# [Request]
Set down exactly the lines from the one with "Convert this chart to Observable Plot code." to the one with "const data = categories.map((c, i)", both included, and no line outside that range.

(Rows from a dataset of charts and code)

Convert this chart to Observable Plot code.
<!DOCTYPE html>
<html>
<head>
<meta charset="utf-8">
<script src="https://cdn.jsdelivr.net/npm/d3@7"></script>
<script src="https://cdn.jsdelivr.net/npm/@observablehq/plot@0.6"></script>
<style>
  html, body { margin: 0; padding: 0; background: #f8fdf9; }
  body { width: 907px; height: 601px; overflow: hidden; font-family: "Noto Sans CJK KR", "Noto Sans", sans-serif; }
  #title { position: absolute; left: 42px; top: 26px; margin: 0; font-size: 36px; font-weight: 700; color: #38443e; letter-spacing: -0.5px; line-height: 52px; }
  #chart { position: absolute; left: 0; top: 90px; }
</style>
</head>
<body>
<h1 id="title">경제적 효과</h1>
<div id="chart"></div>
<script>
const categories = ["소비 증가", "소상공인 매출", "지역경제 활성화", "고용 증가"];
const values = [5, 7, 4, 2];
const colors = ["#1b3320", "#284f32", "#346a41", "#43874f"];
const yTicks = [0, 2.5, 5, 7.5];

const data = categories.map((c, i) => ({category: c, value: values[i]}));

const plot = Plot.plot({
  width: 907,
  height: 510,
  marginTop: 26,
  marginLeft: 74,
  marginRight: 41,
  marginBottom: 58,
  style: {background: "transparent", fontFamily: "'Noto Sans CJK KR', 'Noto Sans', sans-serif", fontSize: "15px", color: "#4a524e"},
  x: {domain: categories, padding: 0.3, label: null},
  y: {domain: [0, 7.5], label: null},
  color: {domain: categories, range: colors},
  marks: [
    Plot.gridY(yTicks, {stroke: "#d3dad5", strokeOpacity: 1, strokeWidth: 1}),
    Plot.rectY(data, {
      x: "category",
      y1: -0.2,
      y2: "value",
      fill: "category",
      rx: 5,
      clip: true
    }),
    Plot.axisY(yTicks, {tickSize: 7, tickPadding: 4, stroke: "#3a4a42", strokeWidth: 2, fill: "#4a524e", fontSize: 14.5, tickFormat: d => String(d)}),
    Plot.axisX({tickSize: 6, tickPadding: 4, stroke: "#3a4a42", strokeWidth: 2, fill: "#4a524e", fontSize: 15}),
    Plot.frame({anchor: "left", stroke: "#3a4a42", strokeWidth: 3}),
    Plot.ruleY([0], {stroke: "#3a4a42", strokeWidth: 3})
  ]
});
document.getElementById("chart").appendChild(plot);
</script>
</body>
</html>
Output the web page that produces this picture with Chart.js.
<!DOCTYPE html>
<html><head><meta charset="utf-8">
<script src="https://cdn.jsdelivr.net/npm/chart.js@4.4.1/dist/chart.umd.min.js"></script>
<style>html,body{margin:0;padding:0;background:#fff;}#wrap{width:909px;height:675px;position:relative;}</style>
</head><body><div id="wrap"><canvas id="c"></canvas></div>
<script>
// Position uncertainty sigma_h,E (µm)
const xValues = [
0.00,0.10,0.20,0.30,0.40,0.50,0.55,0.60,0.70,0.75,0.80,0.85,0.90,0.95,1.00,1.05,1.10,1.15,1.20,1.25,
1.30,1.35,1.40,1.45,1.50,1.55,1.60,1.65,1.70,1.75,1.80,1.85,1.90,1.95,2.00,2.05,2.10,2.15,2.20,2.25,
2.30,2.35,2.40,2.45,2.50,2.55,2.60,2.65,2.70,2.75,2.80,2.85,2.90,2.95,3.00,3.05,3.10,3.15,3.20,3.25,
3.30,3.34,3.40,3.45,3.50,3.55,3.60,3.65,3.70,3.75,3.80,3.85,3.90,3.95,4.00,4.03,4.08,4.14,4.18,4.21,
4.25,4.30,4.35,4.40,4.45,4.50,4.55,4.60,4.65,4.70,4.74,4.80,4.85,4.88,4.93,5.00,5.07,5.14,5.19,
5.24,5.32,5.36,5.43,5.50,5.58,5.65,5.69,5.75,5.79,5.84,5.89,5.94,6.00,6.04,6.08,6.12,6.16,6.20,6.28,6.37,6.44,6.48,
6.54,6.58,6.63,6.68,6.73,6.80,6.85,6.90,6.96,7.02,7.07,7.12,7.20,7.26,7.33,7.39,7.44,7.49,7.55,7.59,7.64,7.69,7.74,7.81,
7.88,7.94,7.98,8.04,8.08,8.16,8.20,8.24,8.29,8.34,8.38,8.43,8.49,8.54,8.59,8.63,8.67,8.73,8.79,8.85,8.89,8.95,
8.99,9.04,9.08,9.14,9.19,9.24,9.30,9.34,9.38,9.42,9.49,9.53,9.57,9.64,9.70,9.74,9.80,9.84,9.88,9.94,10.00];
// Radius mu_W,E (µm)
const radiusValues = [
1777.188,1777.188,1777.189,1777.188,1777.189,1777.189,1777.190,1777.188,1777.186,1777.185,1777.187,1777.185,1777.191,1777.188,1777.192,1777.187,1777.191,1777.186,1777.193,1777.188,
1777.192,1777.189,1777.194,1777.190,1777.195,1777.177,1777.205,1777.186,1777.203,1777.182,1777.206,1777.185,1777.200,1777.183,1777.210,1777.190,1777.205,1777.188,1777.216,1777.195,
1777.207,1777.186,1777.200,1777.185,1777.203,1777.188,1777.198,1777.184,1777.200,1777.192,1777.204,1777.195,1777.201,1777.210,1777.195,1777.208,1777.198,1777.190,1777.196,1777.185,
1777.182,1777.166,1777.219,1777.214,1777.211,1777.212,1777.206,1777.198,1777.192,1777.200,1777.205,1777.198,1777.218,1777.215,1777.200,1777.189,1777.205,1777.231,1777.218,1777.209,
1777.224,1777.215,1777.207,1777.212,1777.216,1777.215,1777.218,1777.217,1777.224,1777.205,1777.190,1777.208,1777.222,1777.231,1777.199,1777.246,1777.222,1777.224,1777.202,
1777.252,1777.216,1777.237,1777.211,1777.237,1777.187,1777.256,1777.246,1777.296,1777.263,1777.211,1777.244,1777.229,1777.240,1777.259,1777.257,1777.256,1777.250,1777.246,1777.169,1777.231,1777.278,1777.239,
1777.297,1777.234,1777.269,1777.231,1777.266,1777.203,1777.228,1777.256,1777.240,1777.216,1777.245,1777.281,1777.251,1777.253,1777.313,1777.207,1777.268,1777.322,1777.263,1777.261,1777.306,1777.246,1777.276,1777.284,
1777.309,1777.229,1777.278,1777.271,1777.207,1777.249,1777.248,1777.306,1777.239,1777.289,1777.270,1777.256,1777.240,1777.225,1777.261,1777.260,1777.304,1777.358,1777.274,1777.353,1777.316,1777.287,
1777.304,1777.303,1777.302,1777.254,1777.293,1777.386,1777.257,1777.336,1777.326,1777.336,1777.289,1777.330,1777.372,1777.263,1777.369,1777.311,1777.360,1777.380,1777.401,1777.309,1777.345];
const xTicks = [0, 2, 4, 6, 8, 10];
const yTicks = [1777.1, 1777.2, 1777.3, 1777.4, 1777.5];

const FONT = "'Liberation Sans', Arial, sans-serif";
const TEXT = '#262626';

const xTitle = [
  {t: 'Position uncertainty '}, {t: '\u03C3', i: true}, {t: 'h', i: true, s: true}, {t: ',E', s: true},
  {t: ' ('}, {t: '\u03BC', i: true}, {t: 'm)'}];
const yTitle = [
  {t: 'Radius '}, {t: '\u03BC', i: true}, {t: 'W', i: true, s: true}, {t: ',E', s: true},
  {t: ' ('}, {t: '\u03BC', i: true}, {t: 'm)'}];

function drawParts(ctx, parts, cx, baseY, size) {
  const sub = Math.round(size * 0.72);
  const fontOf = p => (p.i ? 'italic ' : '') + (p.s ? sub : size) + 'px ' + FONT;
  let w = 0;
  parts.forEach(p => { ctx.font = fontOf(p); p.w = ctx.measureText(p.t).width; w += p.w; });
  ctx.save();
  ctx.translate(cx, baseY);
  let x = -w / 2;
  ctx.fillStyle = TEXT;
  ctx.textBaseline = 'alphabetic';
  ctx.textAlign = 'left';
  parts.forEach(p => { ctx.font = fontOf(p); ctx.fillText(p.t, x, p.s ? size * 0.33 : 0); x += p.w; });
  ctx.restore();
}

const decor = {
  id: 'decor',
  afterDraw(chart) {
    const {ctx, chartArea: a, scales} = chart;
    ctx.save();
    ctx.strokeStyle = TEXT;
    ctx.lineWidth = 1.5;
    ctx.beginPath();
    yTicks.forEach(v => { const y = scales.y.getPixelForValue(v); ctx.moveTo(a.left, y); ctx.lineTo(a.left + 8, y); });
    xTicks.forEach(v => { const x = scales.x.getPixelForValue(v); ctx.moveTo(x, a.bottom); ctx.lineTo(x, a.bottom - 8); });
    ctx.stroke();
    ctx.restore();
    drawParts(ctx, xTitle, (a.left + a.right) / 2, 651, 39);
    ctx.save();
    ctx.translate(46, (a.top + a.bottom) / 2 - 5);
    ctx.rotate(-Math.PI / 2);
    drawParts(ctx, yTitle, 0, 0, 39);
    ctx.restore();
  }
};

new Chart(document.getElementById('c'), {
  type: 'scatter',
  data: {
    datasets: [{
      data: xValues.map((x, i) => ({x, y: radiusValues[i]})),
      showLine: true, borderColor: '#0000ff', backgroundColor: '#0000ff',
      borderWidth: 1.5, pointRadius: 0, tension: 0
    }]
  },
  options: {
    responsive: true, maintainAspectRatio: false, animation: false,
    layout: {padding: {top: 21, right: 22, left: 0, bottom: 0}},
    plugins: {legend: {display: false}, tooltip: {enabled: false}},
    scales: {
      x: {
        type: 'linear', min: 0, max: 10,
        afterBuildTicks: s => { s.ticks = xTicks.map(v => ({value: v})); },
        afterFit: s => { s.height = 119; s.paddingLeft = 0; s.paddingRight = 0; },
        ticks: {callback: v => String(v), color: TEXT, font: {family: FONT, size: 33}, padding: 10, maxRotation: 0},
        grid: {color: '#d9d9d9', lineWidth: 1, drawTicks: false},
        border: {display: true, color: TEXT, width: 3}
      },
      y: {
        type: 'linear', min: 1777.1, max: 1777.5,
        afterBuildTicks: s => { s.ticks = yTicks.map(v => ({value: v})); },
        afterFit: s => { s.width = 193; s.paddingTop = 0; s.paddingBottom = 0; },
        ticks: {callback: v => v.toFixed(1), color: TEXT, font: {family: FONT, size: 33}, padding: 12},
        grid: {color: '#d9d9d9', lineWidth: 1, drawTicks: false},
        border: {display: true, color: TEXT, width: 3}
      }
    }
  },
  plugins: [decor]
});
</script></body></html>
==
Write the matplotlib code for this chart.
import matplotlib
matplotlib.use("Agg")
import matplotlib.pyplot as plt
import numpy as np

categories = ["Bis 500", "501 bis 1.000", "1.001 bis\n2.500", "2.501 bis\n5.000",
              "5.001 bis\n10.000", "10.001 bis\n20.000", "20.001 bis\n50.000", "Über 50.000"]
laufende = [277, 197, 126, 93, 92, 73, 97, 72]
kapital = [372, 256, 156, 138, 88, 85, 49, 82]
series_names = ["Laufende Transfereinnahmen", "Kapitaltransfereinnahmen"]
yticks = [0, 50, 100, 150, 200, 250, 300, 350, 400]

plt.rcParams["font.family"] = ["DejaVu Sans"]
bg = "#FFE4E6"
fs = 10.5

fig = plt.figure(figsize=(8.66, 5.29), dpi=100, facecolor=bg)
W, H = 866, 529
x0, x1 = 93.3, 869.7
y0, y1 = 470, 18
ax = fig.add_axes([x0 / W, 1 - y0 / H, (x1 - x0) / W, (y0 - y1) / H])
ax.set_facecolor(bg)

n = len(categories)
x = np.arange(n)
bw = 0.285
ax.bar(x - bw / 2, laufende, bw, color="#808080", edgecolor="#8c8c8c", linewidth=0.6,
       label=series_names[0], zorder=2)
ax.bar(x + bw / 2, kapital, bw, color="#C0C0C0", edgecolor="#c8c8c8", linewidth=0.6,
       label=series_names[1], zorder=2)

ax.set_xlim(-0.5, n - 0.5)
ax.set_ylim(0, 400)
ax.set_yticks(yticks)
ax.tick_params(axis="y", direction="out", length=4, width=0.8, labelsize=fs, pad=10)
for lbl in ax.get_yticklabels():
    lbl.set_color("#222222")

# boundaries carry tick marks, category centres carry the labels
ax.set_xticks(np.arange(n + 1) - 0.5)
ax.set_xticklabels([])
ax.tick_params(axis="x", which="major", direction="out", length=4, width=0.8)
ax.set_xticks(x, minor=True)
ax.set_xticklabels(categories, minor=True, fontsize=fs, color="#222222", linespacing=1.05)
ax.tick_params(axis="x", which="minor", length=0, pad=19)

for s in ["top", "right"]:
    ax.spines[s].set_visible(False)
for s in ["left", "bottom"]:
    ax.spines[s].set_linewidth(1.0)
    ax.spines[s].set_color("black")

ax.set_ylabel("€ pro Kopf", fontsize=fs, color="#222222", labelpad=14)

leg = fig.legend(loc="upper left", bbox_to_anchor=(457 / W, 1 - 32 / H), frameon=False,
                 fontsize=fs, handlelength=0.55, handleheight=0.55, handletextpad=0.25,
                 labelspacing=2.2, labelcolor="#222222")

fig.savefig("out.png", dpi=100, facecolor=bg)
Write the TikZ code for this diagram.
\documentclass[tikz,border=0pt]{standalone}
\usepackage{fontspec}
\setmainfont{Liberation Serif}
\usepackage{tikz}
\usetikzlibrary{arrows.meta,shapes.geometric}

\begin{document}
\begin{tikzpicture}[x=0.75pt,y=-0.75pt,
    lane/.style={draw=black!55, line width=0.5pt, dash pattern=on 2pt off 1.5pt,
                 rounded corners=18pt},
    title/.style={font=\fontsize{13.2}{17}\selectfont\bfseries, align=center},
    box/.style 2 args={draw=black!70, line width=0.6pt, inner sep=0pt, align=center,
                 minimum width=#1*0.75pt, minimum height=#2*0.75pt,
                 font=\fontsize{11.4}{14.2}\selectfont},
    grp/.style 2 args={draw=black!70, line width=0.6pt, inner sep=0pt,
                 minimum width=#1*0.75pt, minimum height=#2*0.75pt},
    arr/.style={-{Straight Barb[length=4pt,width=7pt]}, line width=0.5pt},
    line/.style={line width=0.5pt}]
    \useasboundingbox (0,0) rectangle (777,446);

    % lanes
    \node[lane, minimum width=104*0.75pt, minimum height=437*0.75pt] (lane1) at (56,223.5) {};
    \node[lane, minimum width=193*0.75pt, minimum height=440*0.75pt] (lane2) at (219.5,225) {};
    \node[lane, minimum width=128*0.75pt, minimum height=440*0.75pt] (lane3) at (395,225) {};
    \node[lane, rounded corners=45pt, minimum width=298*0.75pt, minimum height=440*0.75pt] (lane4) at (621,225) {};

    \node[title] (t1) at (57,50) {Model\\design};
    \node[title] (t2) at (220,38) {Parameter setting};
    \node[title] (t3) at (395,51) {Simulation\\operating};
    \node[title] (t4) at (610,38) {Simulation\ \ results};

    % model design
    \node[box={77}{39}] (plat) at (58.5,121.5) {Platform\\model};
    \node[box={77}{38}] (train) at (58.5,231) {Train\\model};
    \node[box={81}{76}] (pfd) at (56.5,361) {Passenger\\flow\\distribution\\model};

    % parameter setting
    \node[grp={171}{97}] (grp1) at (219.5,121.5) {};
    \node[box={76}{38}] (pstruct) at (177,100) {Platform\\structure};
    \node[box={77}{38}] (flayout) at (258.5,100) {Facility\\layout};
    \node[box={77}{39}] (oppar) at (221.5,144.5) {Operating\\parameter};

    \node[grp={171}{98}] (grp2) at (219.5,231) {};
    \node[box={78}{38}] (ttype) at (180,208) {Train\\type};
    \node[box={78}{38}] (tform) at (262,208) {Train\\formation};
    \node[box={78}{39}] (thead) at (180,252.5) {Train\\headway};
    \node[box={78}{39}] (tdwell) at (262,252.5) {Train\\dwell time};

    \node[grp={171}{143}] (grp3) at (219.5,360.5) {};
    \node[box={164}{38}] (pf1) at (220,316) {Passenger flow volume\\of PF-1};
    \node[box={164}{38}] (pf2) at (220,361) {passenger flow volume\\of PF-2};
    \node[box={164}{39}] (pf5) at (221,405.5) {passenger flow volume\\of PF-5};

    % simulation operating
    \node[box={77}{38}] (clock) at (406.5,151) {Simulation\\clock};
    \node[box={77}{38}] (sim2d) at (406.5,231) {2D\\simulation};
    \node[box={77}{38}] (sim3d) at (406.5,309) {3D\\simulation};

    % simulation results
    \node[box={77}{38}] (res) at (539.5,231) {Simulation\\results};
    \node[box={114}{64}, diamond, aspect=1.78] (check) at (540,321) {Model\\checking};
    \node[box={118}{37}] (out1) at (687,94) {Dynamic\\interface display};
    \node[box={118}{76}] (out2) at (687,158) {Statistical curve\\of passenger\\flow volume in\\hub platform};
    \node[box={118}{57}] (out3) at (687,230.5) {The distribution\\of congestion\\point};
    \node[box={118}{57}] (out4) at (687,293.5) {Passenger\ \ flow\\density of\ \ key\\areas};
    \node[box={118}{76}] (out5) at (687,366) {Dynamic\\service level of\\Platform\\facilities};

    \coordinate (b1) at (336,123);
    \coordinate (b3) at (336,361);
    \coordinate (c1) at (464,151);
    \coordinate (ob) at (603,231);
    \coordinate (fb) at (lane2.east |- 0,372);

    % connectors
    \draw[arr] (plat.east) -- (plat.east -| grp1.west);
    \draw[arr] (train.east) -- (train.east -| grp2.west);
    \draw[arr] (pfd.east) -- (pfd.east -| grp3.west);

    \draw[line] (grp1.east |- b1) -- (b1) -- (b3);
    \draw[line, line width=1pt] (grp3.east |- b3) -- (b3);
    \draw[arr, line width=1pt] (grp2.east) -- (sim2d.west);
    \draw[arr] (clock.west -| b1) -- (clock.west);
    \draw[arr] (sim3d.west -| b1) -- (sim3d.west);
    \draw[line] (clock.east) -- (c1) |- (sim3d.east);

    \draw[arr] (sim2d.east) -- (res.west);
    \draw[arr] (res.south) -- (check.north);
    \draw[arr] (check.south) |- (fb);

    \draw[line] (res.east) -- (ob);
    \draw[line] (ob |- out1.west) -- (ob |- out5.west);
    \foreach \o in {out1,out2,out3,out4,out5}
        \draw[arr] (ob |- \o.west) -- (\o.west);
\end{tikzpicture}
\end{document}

# [Result below]
Convert this chart to Observable Plot code.
<!DOCTYPE html>
<html>
<head>
<meta charset="utf-8">
<script src="https://cdn.jsdelivr.net/npm/d3@7"></script>
<script src="https://cdn.jsdelivr.net/npm/@observablehq/plot@0.6"></script>
<style>
  html, body { margin: 0; padding: 0; background: #f8fdf9; }
  body { width: 907px; height: 601px; overflow: hidden; font-family: "Noto Sans CJK KR", "Noto Sans", sans-serif; }
  #title { position: absolute; left: 42px; top: 26px; margin: 0; font-size: 36px; font-weight: 700; color: #38443e; letter-spacing: -0.5px; line-height: 52px; }
  #chart { position: absolute; left: 0; top: 90px; }
</style>
</head>
<body>
<h1 id="title">경제적 효과</h1>
<div id="chart"></div>
<script>
const categories = ["소비 증가", "소상공인 매출", "지역경제 활성화", "고용 증가"];
const values = [5, 7, 4, 2];
const colors = ["#1b3320", "#284f32", "#346a41", "#43874f"];
const yTicks = [0, 2.5, 5, 7.5];

const data = categories.map((c, i) => ({category: c, value: values[i]}));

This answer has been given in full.